California's New Food Date Labeling Law: What Food Manufacturers Need to Know
Beginning July 1, 2026, California standardized the date labels that appear on food packaging. If a product includes a consumer-facing quality or safety date, manufacturers must now use specific wording intended to reduce consumer confusion and food waste.
Although the law only applies to products sold in California, it signals a broader shift toward standardized food labeling. Similar legislation is advancing in New York, and other states may follow. For food manufacturers, adopting clear, standardized date labels today can help reduce future packaging changes while improving communication with consumers.
The goal: Distinguish between food quality and food safety so consumers throw away less perfectly good food.
What Changed?
California now recognizes two primary categories of date labels.
Best if Used By or Best if Frozen By
Use this label when you're communicating quality.
It tells consumers when your product is expected to have its best flavor, texture, appearance, or overall performance. The food may still be perfectly safe after this date if it has been stored properly.
Use By
Use this label when the date relates to food safety.
This is generally reserved for products where safety can become a concern as the product ages, particularly highly perishable refrigerated foods.
Note: Consumer-facing sell-by dates are no longer permitted on packaging in California. These dates were always intended primarily for retailers to manage inventory, not to tell consumers when food becomes unsafe. They can still be included in a coded configuration to avoid consumer confusion.
Why Was the Law Passed?
For decades, manufacturers have used dozens of different phrases to communicate product dates, including:
- Sell By
- Best Before
- Best By
- Enjoy By
- Fresh Until
- Expires On
Consumers often confused what these terms mean. This confusion contributes to unnecessary food waste because many consumers discard food immediately after the printed date, even when it remains perfectly safe.
By standardizing the language, California hopes consumers will better understand the difference between a product that's past its best quality versus one that presents a legitimate food safety concern.
What Do These Date Labels Actually Mean?
| Label | Purpose | Safety Concern? |
|---|---|---|
| Sell By | Retail inventory management | No |
| Best if Used By | Product quality | Usually no |
| Use By | Food safety | Yes, depending on the product |
What This Means for Food Manufacturers
If you sell products in California, you'll want to review your packaging to ensure your consumer-facing date labels use the required terminology.
Even if you don't currently sell in California, now is a good time to evaluate your labels. As more states consider similar legislation, using standardized language today could help avoid future redesigns.
It's also a good opportunity to review how shelf life is determined and documented across your product line.
A Practical Checklist
- Review your current packaging for terms like "Sell By," "Best Before," or other non-standard wording.
- Clearly distinguish quality dates from food safety dates.
- Keep retailer inventory tracking separate from consumer-facing labels whenever possible.
- Monitor developments in other states where similar legislation may be introduced.
The Bottom Line
California's new date labeling law is designed to make food labels easier for consumers to understand by clearly separating quality from food safety and standardizing the language used for each.

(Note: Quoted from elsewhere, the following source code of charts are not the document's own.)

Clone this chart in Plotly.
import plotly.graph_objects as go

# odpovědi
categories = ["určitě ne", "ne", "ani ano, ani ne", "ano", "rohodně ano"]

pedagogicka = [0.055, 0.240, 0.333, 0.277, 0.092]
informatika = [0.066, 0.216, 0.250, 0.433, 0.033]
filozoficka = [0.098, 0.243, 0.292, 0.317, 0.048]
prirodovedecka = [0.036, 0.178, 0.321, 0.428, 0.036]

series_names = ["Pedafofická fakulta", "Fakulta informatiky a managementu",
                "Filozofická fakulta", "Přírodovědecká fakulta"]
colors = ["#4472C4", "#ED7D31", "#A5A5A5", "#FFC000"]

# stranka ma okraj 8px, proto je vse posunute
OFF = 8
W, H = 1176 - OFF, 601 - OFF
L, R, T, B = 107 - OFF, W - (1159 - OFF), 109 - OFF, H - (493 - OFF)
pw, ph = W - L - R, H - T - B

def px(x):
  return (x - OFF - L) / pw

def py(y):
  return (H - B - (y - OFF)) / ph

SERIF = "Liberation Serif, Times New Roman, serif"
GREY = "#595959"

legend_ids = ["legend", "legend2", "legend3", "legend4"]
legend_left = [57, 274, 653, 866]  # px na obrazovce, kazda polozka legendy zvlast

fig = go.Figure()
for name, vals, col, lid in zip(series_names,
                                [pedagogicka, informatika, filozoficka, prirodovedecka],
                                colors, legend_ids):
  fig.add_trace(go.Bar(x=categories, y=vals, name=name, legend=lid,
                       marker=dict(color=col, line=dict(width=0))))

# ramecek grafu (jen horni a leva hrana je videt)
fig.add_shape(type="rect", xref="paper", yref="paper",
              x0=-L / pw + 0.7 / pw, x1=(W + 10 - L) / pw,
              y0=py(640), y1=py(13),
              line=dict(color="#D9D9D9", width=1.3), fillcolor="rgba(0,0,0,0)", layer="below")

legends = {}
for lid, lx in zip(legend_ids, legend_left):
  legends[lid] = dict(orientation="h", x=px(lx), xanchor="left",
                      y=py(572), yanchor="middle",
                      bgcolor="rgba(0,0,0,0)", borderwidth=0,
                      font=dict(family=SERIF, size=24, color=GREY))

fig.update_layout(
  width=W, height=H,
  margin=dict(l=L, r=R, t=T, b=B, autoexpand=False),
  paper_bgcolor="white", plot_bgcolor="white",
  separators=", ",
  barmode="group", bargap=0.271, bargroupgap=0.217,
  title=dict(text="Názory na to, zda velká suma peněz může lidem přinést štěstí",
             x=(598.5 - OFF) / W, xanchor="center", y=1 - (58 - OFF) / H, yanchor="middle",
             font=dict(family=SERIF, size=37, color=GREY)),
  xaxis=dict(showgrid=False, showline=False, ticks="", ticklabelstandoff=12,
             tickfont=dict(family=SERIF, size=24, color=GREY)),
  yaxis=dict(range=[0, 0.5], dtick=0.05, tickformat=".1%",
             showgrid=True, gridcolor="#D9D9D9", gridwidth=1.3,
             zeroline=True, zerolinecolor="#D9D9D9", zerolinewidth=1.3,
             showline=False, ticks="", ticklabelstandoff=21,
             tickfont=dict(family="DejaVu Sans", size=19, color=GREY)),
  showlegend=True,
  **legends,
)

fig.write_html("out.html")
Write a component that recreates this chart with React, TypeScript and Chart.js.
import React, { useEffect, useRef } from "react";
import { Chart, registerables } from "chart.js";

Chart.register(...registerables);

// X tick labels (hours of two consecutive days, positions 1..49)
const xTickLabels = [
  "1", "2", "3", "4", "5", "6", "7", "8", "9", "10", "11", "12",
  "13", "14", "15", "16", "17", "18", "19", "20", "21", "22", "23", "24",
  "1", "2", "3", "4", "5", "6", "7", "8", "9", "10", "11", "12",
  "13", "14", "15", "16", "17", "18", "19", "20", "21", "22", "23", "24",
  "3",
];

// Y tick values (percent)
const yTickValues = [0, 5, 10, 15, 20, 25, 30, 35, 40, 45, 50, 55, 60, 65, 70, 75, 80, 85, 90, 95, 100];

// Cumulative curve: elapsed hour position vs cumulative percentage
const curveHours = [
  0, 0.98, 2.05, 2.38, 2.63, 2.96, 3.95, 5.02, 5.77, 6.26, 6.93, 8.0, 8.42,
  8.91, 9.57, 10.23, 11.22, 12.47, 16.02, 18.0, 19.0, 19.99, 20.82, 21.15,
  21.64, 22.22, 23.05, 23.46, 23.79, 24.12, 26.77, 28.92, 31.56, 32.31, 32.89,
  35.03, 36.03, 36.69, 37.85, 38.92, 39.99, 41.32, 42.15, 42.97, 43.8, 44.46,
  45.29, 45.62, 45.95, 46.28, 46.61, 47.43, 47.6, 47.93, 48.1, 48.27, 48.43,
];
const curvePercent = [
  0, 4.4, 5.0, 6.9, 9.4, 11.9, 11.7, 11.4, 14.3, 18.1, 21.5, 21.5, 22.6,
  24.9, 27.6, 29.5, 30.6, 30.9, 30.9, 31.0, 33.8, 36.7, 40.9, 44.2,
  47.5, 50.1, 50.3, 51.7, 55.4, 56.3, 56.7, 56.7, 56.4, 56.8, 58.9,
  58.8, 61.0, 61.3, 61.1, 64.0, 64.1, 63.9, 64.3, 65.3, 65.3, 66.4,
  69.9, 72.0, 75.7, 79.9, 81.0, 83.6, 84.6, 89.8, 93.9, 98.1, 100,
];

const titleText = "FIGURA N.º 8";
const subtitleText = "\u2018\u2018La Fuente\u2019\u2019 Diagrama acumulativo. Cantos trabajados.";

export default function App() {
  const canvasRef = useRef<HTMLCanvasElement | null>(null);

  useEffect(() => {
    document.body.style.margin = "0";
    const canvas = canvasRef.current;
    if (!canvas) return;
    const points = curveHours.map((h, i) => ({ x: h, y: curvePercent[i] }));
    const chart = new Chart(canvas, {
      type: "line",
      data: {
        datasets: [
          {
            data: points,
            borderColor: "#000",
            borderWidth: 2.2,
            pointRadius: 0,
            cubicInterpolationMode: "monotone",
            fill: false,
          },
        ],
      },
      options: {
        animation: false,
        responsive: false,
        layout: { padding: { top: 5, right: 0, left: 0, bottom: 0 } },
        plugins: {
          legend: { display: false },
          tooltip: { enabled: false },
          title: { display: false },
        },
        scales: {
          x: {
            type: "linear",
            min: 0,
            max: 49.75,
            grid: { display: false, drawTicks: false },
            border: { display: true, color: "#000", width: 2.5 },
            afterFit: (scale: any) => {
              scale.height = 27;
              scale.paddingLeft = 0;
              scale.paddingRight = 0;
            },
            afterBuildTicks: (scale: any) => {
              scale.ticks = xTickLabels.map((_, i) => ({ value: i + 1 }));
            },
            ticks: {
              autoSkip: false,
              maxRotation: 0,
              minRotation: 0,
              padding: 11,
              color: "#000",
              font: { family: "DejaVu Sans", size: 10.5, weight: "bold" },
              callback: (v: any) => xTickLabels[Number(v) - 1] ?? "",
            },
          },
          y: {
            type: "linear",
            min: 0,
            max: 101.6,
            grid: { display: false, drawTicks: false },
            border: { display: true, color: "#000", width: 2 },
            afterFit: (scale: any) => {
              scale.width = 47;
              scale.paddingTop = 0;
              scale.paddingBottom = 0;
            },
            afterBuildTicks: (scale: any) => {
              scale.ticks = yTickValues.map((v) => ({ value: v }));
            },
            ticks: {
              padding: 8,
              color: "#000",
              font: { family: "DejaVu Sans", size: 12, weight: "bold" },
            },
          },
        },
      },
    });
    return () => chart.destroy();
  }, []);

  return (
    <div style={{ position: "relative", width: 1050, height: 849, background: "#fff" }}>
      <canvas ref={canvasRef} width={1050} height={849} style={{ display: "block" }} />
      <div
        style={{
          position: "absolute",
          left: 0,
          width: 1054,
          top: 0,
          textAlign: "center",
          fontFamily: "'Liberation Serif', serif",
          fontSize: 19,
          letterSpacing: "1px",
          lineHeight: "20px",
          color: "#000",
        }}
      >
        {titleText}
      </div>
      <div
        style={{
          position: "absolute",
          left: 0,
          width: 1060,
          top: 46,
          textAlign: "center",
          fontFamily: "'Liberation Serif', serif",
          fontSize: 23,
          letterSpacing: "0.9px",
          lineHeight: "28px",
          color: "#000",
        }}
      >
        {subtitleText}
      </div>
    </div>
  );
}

For manufacturers, the law is more than a packaging update. It's an opportunity to simplify labels, reduce consumer confusion, and prepare for a future where standardized date labeling becomes more common across the United States.
Taking the time now to update label terminology and establish a consistent labeling strategy can save significant time and packaging costs as regulations continue to evolve.
Need to update your product labels? ReciPal's nutrition label maker helps food businesses create compliant nutrition labels, manage product information, and keep labeling consistent as regulations evolve.
Frequently Asked Questions
Is date labeling now required on every food product?
No. California's law standardizes the wording used when date labels are present, but it does not require every product to include a date label.
Does "Best if Used By" mean food is expired?
No. It indicates when the manufacturer expects the product to be at its best quality. Many foods remain safe after this date when properly stored.
Is "Use By" the same as an expiration date?
For many highly perishable foods, "Use By" is the date with the greatest food safety significance. Consumers should pay much closer attention to these dates than to quality dates.
Will other states adopt similar rules?
New York has proposed similar legislation, and other states are expected to consider comparable approaches as efforts to reduce food waste continue.